(WHAT YOU SHOULD DO)
Pictures stay out of the copy; set down each line of the listing below exactly.

━━━━━━━━━━━━━━━━━━━━

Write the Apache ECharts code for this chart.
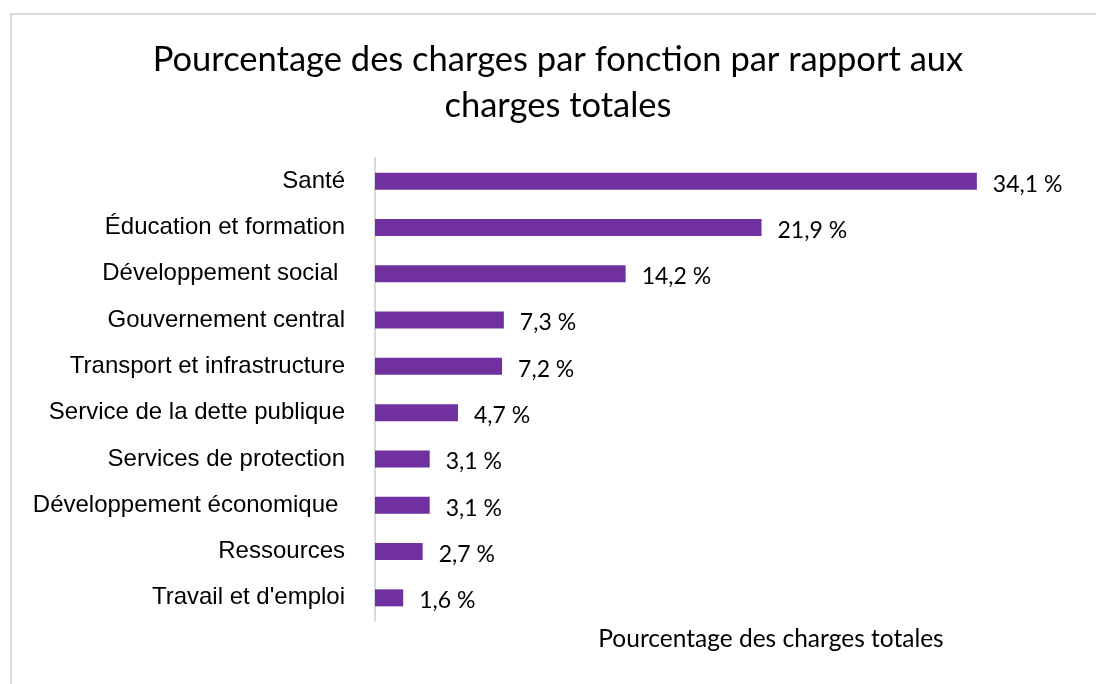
<!DOCTYPE html>
<html>
<head>
<meta charset="utf-8">
<script src="https://cdn.jsdelivr.net/npm/echarts@6/dist/echarts.min.js"></script>
<style>
  html, body { margin: 0; padding: 0; background: #fff; }
  #chart-container { width: 1096px; height: 684px; position: relative; }
  #frame { position: absolute; left: 10px; top: 13px; width: 1100px; height: 700px; border: 2px solid #d9d9d9; box-sizing: border-box; pointer-events: none; }
</style>
</head>
<body>
<div id="chart-container"></div>
<div id="frame"></div>
<script>
var categories = ['Santé', 'Éducation et formation', 'Développement social ', 'Gouvernement central',
  'Transport et infrastructure', 'Service de la dette publique', 'Services de protection',
  'Développement économique ', 'Ressources', "Travail et d'emploi"];
var values = [34.1, 21.9, 14.2, 7.3, 7.2, 4.7, 3.1, 3.1, 2.7, 1.6];

var dom = document.getElementById('chart-container');
var myChart = echarts.init(dom, null, { renderer: 'canvas' });

var option = {
  title: {
    text: 'Pourcentage des charges par fonction par rapport aux\ncharges totales',
    left: 553,
    top: 32,
    textAlign: 'center',
    textStyle: {
      fontFamily: 'Lato',
      fontWeight: 'normal',
      fontSize: 34.5,
      lineHeight: 46,
      color: '#000'
    }
  },
  grid: { left: 375, right: 15, top: 158, height: 463 },
  xAxis: {
    type: 'value',
    min: 0,
    max: 40,
    show: true,
    axisLine: { show: false },
    axisTick: { show: false },
    axisLabel: { show: false },
    splitLine: { show: false },
    name: 'Pourcentage des charges totales',
    nameLocation: 'middle',
    nameGap: 6,
    nameTextStyle: {
      fontFamily: 'Lato',
      fontSize: 24.5,
      color: '#000',
      padding: [0, 0, 0, 86]
    }
  },
  yAxis: {
    type: 'category',
    data: categories,
    inverse: true,
    axisLine: { show: true, lineStyle: { color: '#d9d9d9', width: 2 } },
    axisTick: { show: false },
    axisLabel: {
      margin: 30,
      fontFamily: 'Liberation Sans',
      fontSize: 24,
      color: '#000'
    }
  },
  series: [{
    type: 'bar',
    data: values,
    barWidth: 17,
    itemStyle: { color: '#7030A0' },
    label: {
      show: true,
      position: 'right',
      distance: 16,
      offset: [0, 3],
      fontFamily: 'Lato',
      fontSize: 23,
      color: '#000',
      formatter: function (p) { return String(p.value.toFixed(1)).replace('.', ',') + ' %'; }
    }
  }]
};

myChart.setOption(option);
window.addEventListener('resize', myChart.resize);
</script>
</body>
</html>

━━━━━━━━━━━━━━━━━━━━

(ANSWER IN FULL)
Write the Apache ECharts code for this chart.
<!DOCTYPE html>
<html>
<head>
<meta charset="utf-8">
<script src="https://cdn.jsdelivr.net/npm/echarts@6/dist/echarts.min.js"></script>
<style>
  html, body { margin: 0; padding: 0; background: #fff; }
  #chart-container { width: 1096px; height: 684px; position: relative; }
  #frame { position: absolute; left: 10px; top: 13px; width: 1100px; height: 700px; border: 2px solid #d9d9d9; box-sizing: border-box; pointer-events: none; }
</style>
</head>
<body>
<div id="chart-container"></div>
<div id="frame"></div>
<script>
var categories = ['Santé', 'Éducation et formation', 'Développement social ', 'Gouvernement central',
  'Transport et infrastructure', 'Service de la dette publique', 'Services de protection',
  'Développement économique ', 'Ressources', "Travail et d'emploi"];
var values = [34.1, 21.9, 14.2, 7.3, 7.2, 4.7, 3.1, 3.1, 2.7, 1.6];

var dom = document.getElementById('chart-container');
var myChart = echarts.init(dom, null, { renderer: 'canvas' });

var option = {
  title: {
    text: 'Pourcentage des charges par fonction par rapport aux\ncharges totales',
    left: 553,
    top: 32,
    textAlign: 'center',
    textStyle: {
      fontFamily: 'Lato',
      fontWeight: 'normal',
      fontSize: 34.5,
      lineHeight: 46,
      color: '#000'
    }
  },
  grid: { left: 375, right: 15, top: 158, height: 463 },
  xAxis: {
    type: 'value',
    min: 0,
    max: 40,
    show: true,
    axisLine: { show: false },
    axisTick: { show: false },
    axisLabel: { show: false },
    splitLine: { show: false },
    name: 'Pourcentage des charges totales',
    nameLocation: 'middle',
    nameGap: 6,
    nameTextStyle: {
      fontFamily: 'Lato',
      fontSize: 24.5,
      color: '#000',
      padding: [0, 0, 0, 86]
    }
  },
  yAxis: {
    type: 'category',
    data: categories,
    inverse: true,
    axisLine: { show: true, lineStyle: { color: '#d9d9d9', width: 2 } },
    axisTick: { show: false },
    axisLabel: {
      margin: 30,
      fontFamily: 'Liberation Sans',
      fontSize: 24,
      color: '#000'
    }
  },
  series: [{
    type: 'bar',
    data: values,
    barWidth: 17,
    itemStyle: { color: '#7030A0' },
    label: {
      show: true,
      position: 'right',
      distance: 16,
      offset: [0, 3],
      fontFamily: 'Lato',
      fontSize: 23,
      color: '#000',
      formatter: function (p) { return String(p.value.toFixed(1)).replace('.', ',') + ' %'; }
    }
  }]
};

myChart.setOption(option);
window.addEventListener('resize', myChart.resize);
</script>
</body>
</html>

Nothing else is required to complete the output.